In 2015, the District saw an alarming increase in homicides. The trend has continued into 2016. In Ward 7, where I live, homicides have tripled so far this year.

Tripled.

We must all join together to address this crisis now.

Local media, too, must fulfill its responsibilities. Ignoring a problem will not make it go away. Our newspapers and broadcast media were silent when homicides doubled in Ward 7. On a day when multiple people were shot and two killed, the homicide rate in Ward 7 officially tripled. That is when local media took notice: when homicides tripled. We all should find that unacceptable.

There is no single remedy for reducing violence in our communities, but there are important actions government and elected officials must undertake.

First, we need more police in our neighborhoods. After homicides tripled in Ward 7, the mayor and police chief promised to increase deployment where the shootings took place.

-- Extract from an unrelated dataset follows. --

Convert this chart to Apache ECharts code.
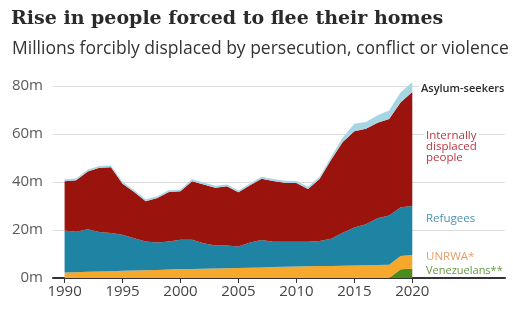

Neither I nor anyone with whom I have spoken has noticed an increased police presence anywhere in Ward 7. While there may have been an adjustment to assignments, if the residents don’t notice more police, then potential offenders aren’t noticing either.

Over the past 18 months, the number of sworn Metropolitan Police Department officers has declined to the lowest level in a decade, below 3,800, the minimum threshold the police chief has emphasized as essential for public safety.

The immediate solution required to halt our shrinking police ranks is to implement financial incentives that persuade veteran officers to delay retirement until force levels stabilize. This does not solve the problem over the long term, but it will reduce attrition until recruiting and other programs can fix the staffing crisis. To keep pace with the District’s growing population, the number of police officers should rise to 4,200 over the next five years.

Other incentives that keep police on the force can be offered, too. For example, expanding the “officer next door” program would help police officers purchase homes in the District.

Providing more take-home cruisers to officers who live in the District and getting more cops on bicycles or Segways leads to a greater sense of security in our neighborhoods, as well.

Second, the mayor and the D.C. Council need to set aside their political battles and cooperate on an approach to crime prevention. In 2015 and again this year, the mayor and council put forth a variety of proposals to address violence. Political posturing commenced before thoughtful discussions could take place. Confronting a deadly crisis is preeminent. Our leaders must rise above their political beefs.

Third, elected officials must be more visible in our neighborhoods. Faith and community leaders, as well as police, are strengthened when elected officials regularly join them at events and in organized walks along our streets, through our parks and elsewhere. The symbolism of a community united against violence is powerful.

Finally, gun control. We must relentlessly confront Republicans, the National Rifle Association and others who seek to undermine our local gun-control laws. We must also demand that fellow Democrats do the same. When District leaders stand in front of cameras at the scene of a shooting, they should name the NRA and anyone else whose agenda it is to weaken gun laws.

We are in crisis. Our shared responsibility is to act decisively and without delay.
Vincent C. Gray, a Democrat, was mayor of the District from 2011 to 2015 and is a candidate for the D.C. Council for Ward 7.